Sette distretti non hanno avuto finanziati progetti, altri hanno subito una revoca, una quarantina di Comuni sono rimasti fuori da ogni distretto ed è emersa una «segmentazione che non ha permesso un’offerta turistica globale. Insomma, come nella migliore delle tradizioni ha trionfato il campanilismo e i progetti hanno guardato più ai singoli territori che alla Sicilia. Il distretto Mare dell'Etna, ad esempio, del quale fanno parte 16 Comuni e venti privati, ha proposto un «marchio di qualità» per le aziende che rispondevano a determinati requisiti. Ebbene, alla fine a ottenerlo sono stati solo due hotel e un B&b e gli stessi soci del distretto sono rimasti fuori. Il distretto Sicilia occidentale, guidato da Trapani, ha creato un’app ad oggi scaricata poco meno di cento volte. E ancora, il distretto «Antichi mestieri, sapori e tradizioni», che raggruppa vari Comuni anche distanti geograficamente come Rosolini e Favignana, ha ottenuto il via a due progetti indirizzati al Comune di San Pietro Clarenza di cui uno studio statistico da 25 mila euro dal titolo «Chi è e cosa vuole il nostro turista?».

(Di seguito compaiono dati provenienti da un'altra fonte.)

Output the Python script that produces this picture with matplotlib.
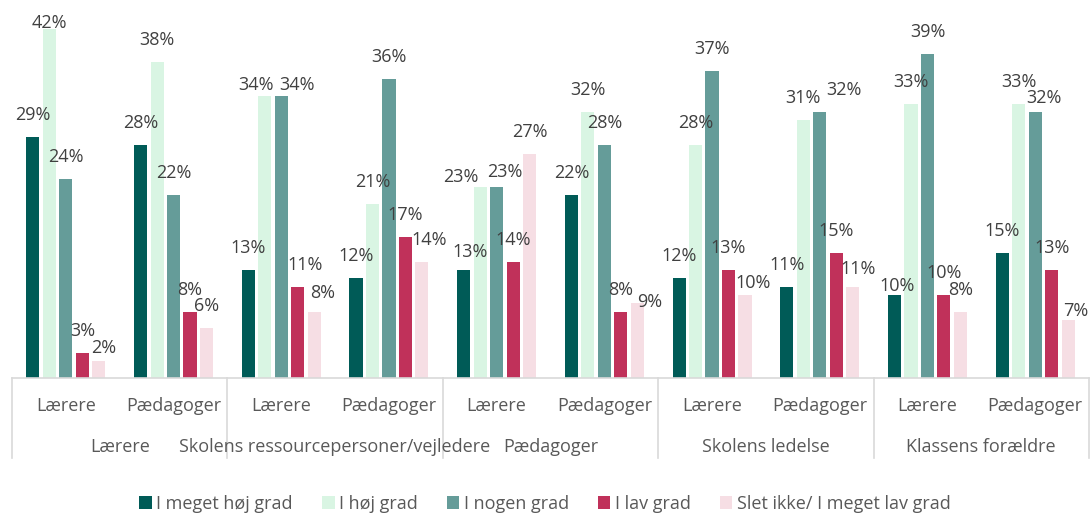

C’è chi ha fatto peggio. Il distretto Tirreno-Nebrodi, con i suoi 39 Comuni soci non ha realizzato alcun progetto a fronte di una quota associativa richiesta alle casse dei già martoriati Comuni: quella di Nicosia, ad esempio, è stata di 3.800 euro. Stesso discorso per il «Thyrrenium Tyndaris Parco dei miti», dove a un certo punto, spiega il sindaco di Patti, Mario Aquino, il suo Comune non ha più pagato: «Avevamo un progetto che non è stato finanziato per presunte irregolarità – dice il primo cittadino – alla fine non abbiamo più versato la quota perché era inutile». Zero progetti anche per il distretto delle Isole e arcipelaghi, per il Taormina Etna e per quello del Golfo di Castellammare, che la scorsa settimana ha preso la drastica decisione: «Abbiamo liquidato il consorzio – dice Giuseppe Cassarà, amministratore delegato e presidente regionale di Federturismo di Confindustria - Cosa non ha funzionato? La Regione, molto semplice - prosegue - perchè qualunque sia il nome dato a queste strutture, il problema resterà quello della gestione. Alcuni distretti hanno avuto dei finanziamenti per attività praticamente identiche a quelle proposte da noi e che invece sono state bocciate senza neanche chiedere chiarimenti. Così probabilmente è stato favorito qualcuno a scapito di altri».
Il Coordinamento dei Distretti Turistici Sicilia Antichi Mestieri, Cefalù e Madonie, Iblei di Ragusa, Pesca Turismo, Sicilia Occidentale, Taormina-Etna, Valle dei Templi, Vini e Sapori di Sicilia contestano l’atteggiamento della Regione Siciliana sulle politiche adottate nei confronti dei Distretti Turistici. Un comportamento incoerente e schizofrenico quello dell’Assessorato Regionale del Turismo, che dà una mazzata alle organizzazioni territoriali, anziché promuoverle. I responsabili del flop e di una inadeguata programmazione in termini di valorizzazione e promozione della Sicilia scagliano dardi contro se stessi o sparano nel mucchio senza operare alcun distinguo.